According to a Livermore document about NIF, the inertial confinement fusion program has, besides its potential application to laser fusion power generation, "an essential role in accessing physics regimes of interest to nuclear weapons design and to provide nuclear weapon related physics data, particularly in the area of secondary design." It would also "provide an aboveground simulation capacity for nuclear weapons effects on strategic, tactical, and space assets (including sensors and command and control)...."(3)
In sum, the new hydrotest facility, DARHT, and the new laser fusion machine, NIF, as well as various other preparations and existing facilities, will enable the United States to continue to design new nuclear weapons and to maintain the capacity to do so for the long term, despite its Non-Proliferation Treaty obligations to pursue nuclear disarmament in good faith and despite the end of the Cold War.

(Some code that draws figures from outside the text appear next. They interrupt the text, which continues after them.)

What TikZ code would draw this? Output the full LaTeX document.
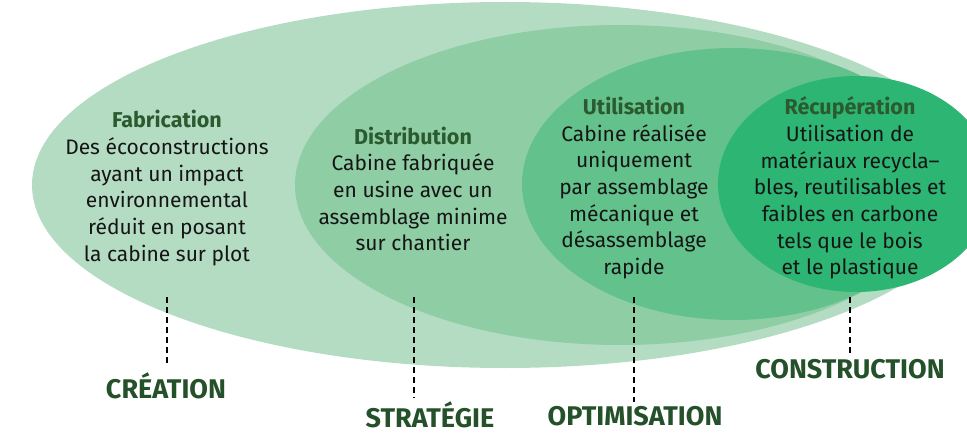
\documentclass[tikz,border=0pt]{standalone}
\usepackage{fontspec}
\setmainfont{Fira Sans}
\begin{document}
\definecolor{cA}{HTML}{B4DCC3}
\definecolor{cB}{HTML}{8FCEA5}
\definecolor{cC}{HTML}{63C18C}
\definecolor{cD}{HTML}{2DB574}
\definecolor{ttl}{HTML}{2C5A2F}
\definecolor{lbl}{HTML}{24502A}
\definecolor{body}{HTML}{151515}
\newcommand{\ttlfmt}[1]{{\color{ttl}\fontsize{21.5}{26.7}\selectfont\bfseries #1}}
\begin{tikzpicture}[x=1pt,y=-1pt,
  bodytext/.style={align=center,text=body,font=\fontsize{21}{26.7}\selectfont,inner sep=0pt},
  lbltext/.style={text=lbl,font=\fontsize{27}{30}\selectfont\bfseries,inner sep=0pt},
  dashline/.style={draw=black,line width=1.8pt,dash pattern=on 6pt off 4pt}]
\useasboundingbox (0,0) rectangle (967,441);
\fill[cA] (505,185) ellipse [x radius=473pt, y radius=183pt];
\fill[cB] (620,185) ellipse [x radius=325pt, y radius=160pt];
\fill[cC] (733,184) ellipse [x radius=211pt, y radius=136pt];
\fill[cD] (856,184) ellipse [x radius=138pt, y radius=108pt];

\node[bodytext] (fab) at (167,188) {\ttlfmt{Fabrication}\\Des écoconstructions\\ayant un impact\\environnemental\\réduit en posant\\la cabine sur plot};
\node[bodytext] (dis) at (413,189) {\ttlfmt{Distribution}\\Cabine fabriquée\\en usine avec un\\assemblage minime\\sur chantier};
\node[bodytext] (uti) at (634,188) {\ttlfmt{Utilisation}\\Cabine réalisée\\uniquement\\par assemblage\\mécanique et\\désassemblage\\rapide};
\node[bodytext] (rec) at (850,188) {\ttlfmt{Récupération}\\Utilisation de\\matériaux recycla–\\bles, reutilisables et\\faibles en carbone\\tels que le bois\\et le plastique};

\node[lbltext] (crea) at (166,386) {CRÉATION};
\node[lbltext] (stra) at (430,415) {STRATÉGIE};
\node[lbltext] (opti) at (635,416) {OPTIMISATION};
\node[lbltext] (cons) at (850,369) {CONSTRUCTION};

\coordinate (d1) at (167,297);
\coordinate (d2) at (414,297);
\coordinate (d3) at (634,297);
\coordinate (d4) at (850,297);
\draw[dashline] (d1) -- ([yshift=6pt]d1 |- crea.north);
\draw[dashline] (d2) -- ([yshift=4pt]d2 |- stra.north);
\draw[dashline] (d3) -- ([yshift=4pt]d3 |- opti.north);
\draw[dashline] (d4) -- ([yshift=4pt]d4 |- cons.north);
\end{tikzpicture}
\end{document}
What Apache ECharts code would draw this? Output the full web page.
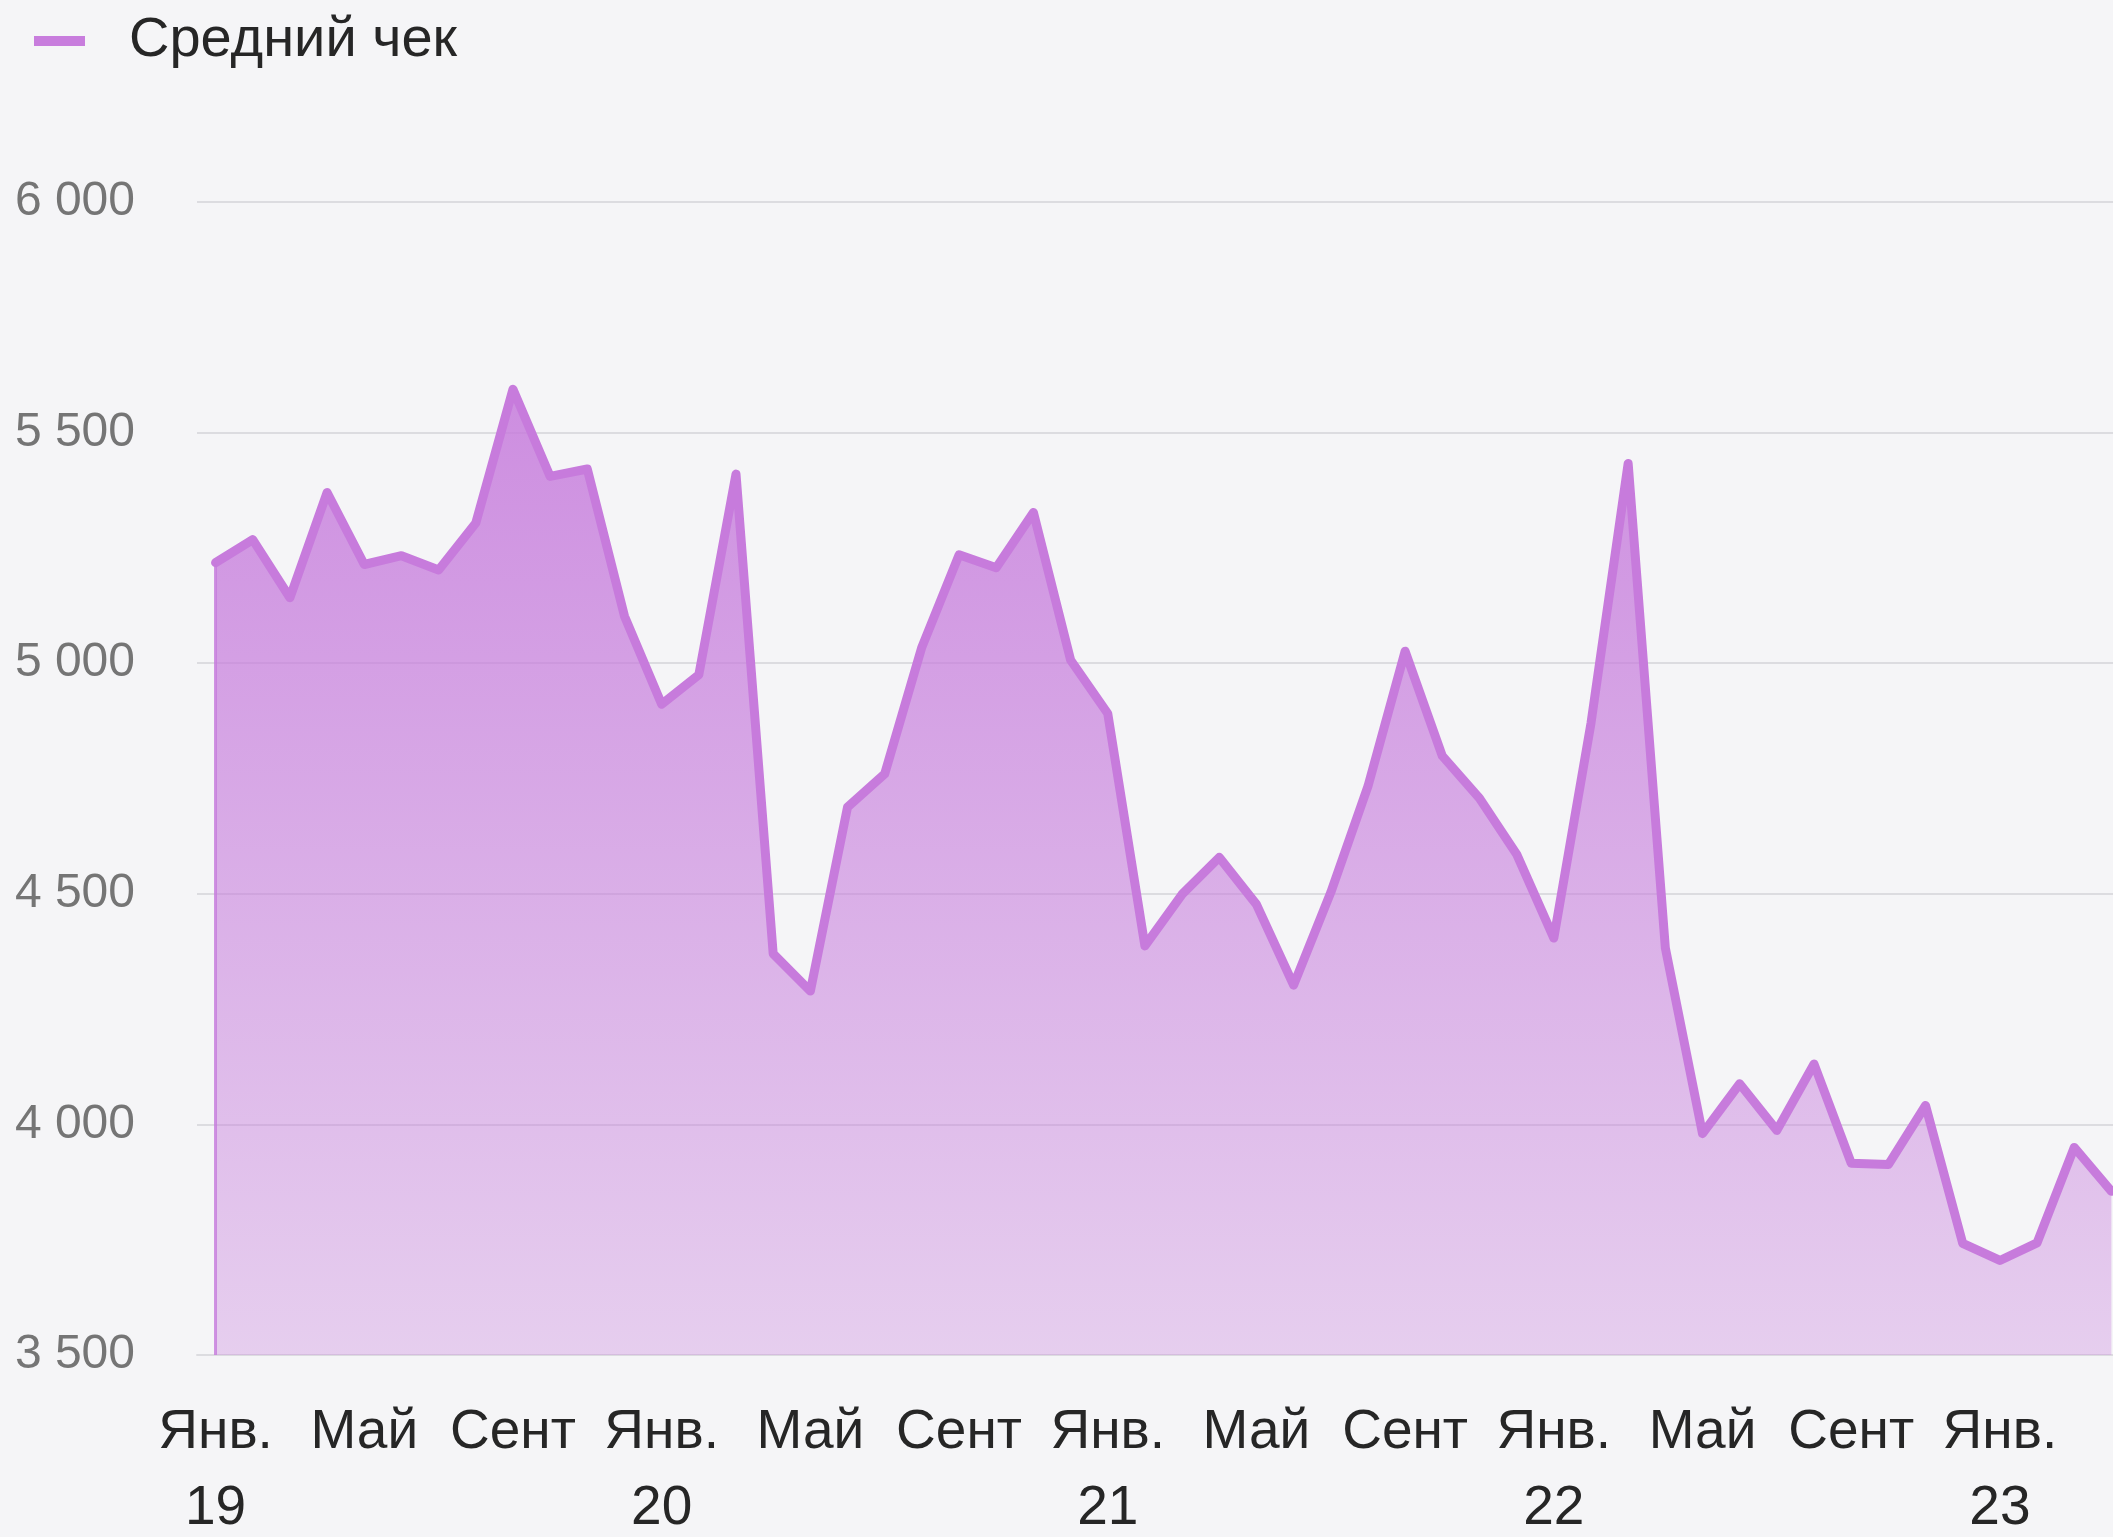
<!DOCTYPE html>
<html><head><meta charset="utf-8">
<script src="https://cdn.jsdelivr.net/npm/echarts@6/dist/echarts.min.js"></script>
<style>html,body{margin:0;padding:0;background:#f5f5f7}#c{width:2113px;height:1537px}</style>
</head><body><div id="c"></div>
<script>
const seriesName = 'Средний чек';
const categories = [
 'Янв.\n19','Фев.','Март','Апр.','Май','Июнь','Июль','Авг.','Сент','Окт.','Нояб.','Дек.',
 'Янв.\n20','Фев.','Март','Апр.','Май','Июнь','Июль','Авг.','Сент','Окт.','Нояб.','Дек.',
 'Янв.\n21','Фев.','Март','Апр.','Май','Июнь','Июль','Авг.','Сент','Окт.','Нояб.','Дек.',
 'Янв.\n22','Фев.','Март','Апр.','Май','Июнь','Июль','Авг.','Сент','Окт.','Нояб.','Дек.',
 'Янв.\n23','Фев.','Март','Апр.'
];
const values = [
 5218,5268,5142,5370,5214,5233,5202,5304,5594,5405,5421,5102,
 4911,4975,5410,4370,4289,4688,4760,5035,5235,5207,5327,5007,
 4891,4387,4499,4579,4477,4302,4503,4733,5026,4799,4707,4586,
 4404,4870,5433,4383,3980,4088,3987,4131,3916,3913,4041,3742,
 3705,3743,3950,3855
];
const yMin = 3500, yMax = 6000, yStep = 500;

const font = '"Liberation Sans", Arial, sans-serif';
const chart = echarts.init(document.getElementById('c'), null, {renderer: 'canvas'});
chart.setOption({
  backgroundColor: '#f5f5f7',
  animation: false,
  legend: {
    left: 29, top: 6,
    icon: 'rect', itemWidth: 51, itemHeight: 10,
    data: [{name: seriesName, itemStyle: {color: '#c87ddd'}}],
    textStyle: {fontFamily: font, fontSize: 56, color: '#262626', lineHeight: 60, padding: [0,0,0,39]}
  },
  grid: {left: 197, right: -17, top: 202, bottom: 182, containLabel: false, outerBoundsMode: 'none'},
  xAxis: {
    type: 'category', data: categories, boundaryGap: true,
    axisLine: {show: true, lineStyle: {color: '#dcdce0', width: 2}},
    axisTick: {show: false},
    axisLabel: {interval: 3, fontFamily: font, fontSize: 55, color: '#262626', lineHeight: 76, margin: 40}
  },
  yAxis: {
    type: 'value', min: yMin, max: yMax, interval: yStep,
    axisLine: {show: false}, axisTick: {show: false},
    splitLine: {lineStyle: {color: '#dcdce0', width: 2}},
    axisLabel: {fontFamily: font, fontSize: 48, color: '#757575', margin: 62,
      formatter: v => String(v).replace(/\B(?=(\d{3})+(?!\d))/g, ' ')}
  },
  series: [{
    name: seriesName, type: 'line', data: values, symbol: 'none',
    lineStyle: {color: '#c77bdc', width: 9, cap: 'round', join: 'round'},
    itemStyle: {color: '#c77bdc'},
    areaStyle: {opacity: 1, color: new echarts.graphic.LinearGradient(0,0,0,1,[
      {offset: 0, color: 'rgba(198,123,220,0.85)'},
      {offset: 1, color: 'rgba(198,123,220,0.32)'}
    ])},
    markLine: {
      silent: true, symbol: 'none', label: {show: false},
      lineStyle: {color: 'rgba(198,123,220,0.8)', width: 3, type: 'solid'},
      data: [[{coord: [0, yMin]}, {coord: [0, values[0]]}]]
    }
  }]
});
</script></body></html>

Institute for Energy and Environmental Research
Comments to Outreach Coordinator: ieer@ieer.org
Takoma Park, Maryland, USA
Last updated: August, 1996
1 Cochran, Thomas B., and Christopher E. Paine, The Role of Hydronuclear Tests and Other Low-Yield Nuclear Explosions and Their Status Under a Comprehensive Test Ban. Washington, D.C.: Natural Resources Defense Council, March 1995, pp. iv-v.
2 Ramirez, Juan J., T.F. Godlove, W. B. Herrmannsfeldt, D.J. Nagel, and P. Sprangle, "DARHT Feasibility Assessment Independent Consultants DFAIC Panel," Sandia Report SAN92-2060. UC-700. Albuquerque, New Mexico: Sandia National Laboratories, September 1992, p. 14. See also DARHT project October 1994 fact sheet from Los Alamos.
3 Lawrence Livermore National Laboratory 1994 document (UCRL-AR-110100-94) as quoted in Andrew Lichterman, Jacqueline Cabasso, and John Burroughs, "Comment of the Western States Legal Foundation on the Scope of the Proposed Proliferation Impact Review for the National Ignition Facility." Oakland California: Western States Legal Foundation, March 9, 1995. p. 7.